Anne Frank House: A tiny monument of resistance
The Anne Frank House is an essential site. But unless you plan far ahead, it's difficult to get tickets
For almost exactly two years, from July 1942 until they were betrayed in August 1944, Anne Frank and her family hid from the terror of Nazi occupation in a small annex in the back of the Amsterdam canal house that served as her father's business. The diary she kept during that time would become a famous and moving chronicle of life during the Holocaust. Anne's father, Otto, the only member of the family to survive the concentration camps, wanted the family's house to also serve as a testament - as both a warning about the past and a call to fight prejudice in the future. Today, about 1.2 million visitors a year snake solemnly through exhibits, past the original fake bookcase that hid the entrance to the secret annex, and up narrow, steep stairs to their tiny rooms.

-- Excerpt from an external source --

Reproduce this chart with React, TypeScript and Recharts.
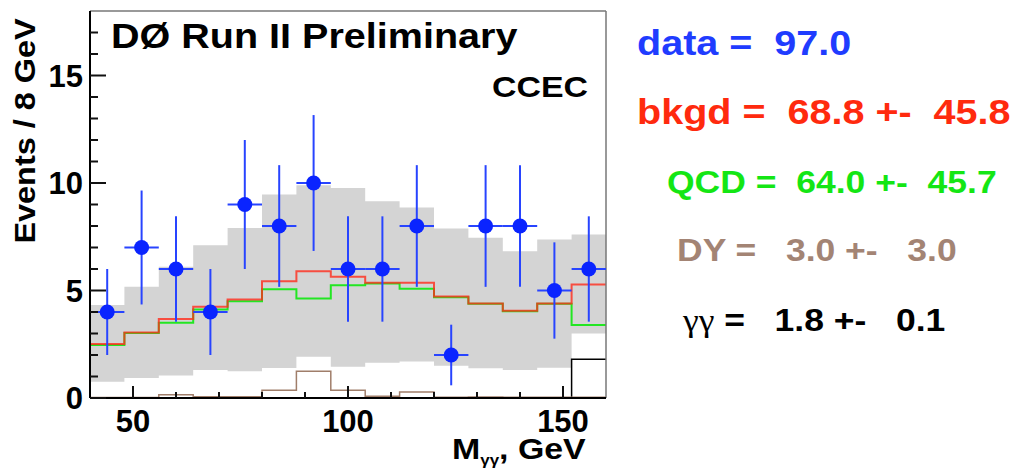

Until recently, visitors would wait as long as four hours in lines that would wrap around the square adjoining the museum. Now, all tickets are sold online and visitors queue up 15 minutes before their entry time. But getting these tickets requires planning. Eighty percent of tickets are posted online at noon Amsterdam time exactly two months in advance of a date and usually sell out quickly. Another 20 percent of tickets are held back for online release at 9 a.m. Amsterdam time on that date. Travel websites suggest having several devices ready to snag tickets at noon Amsterdam time for the day you hope to visit.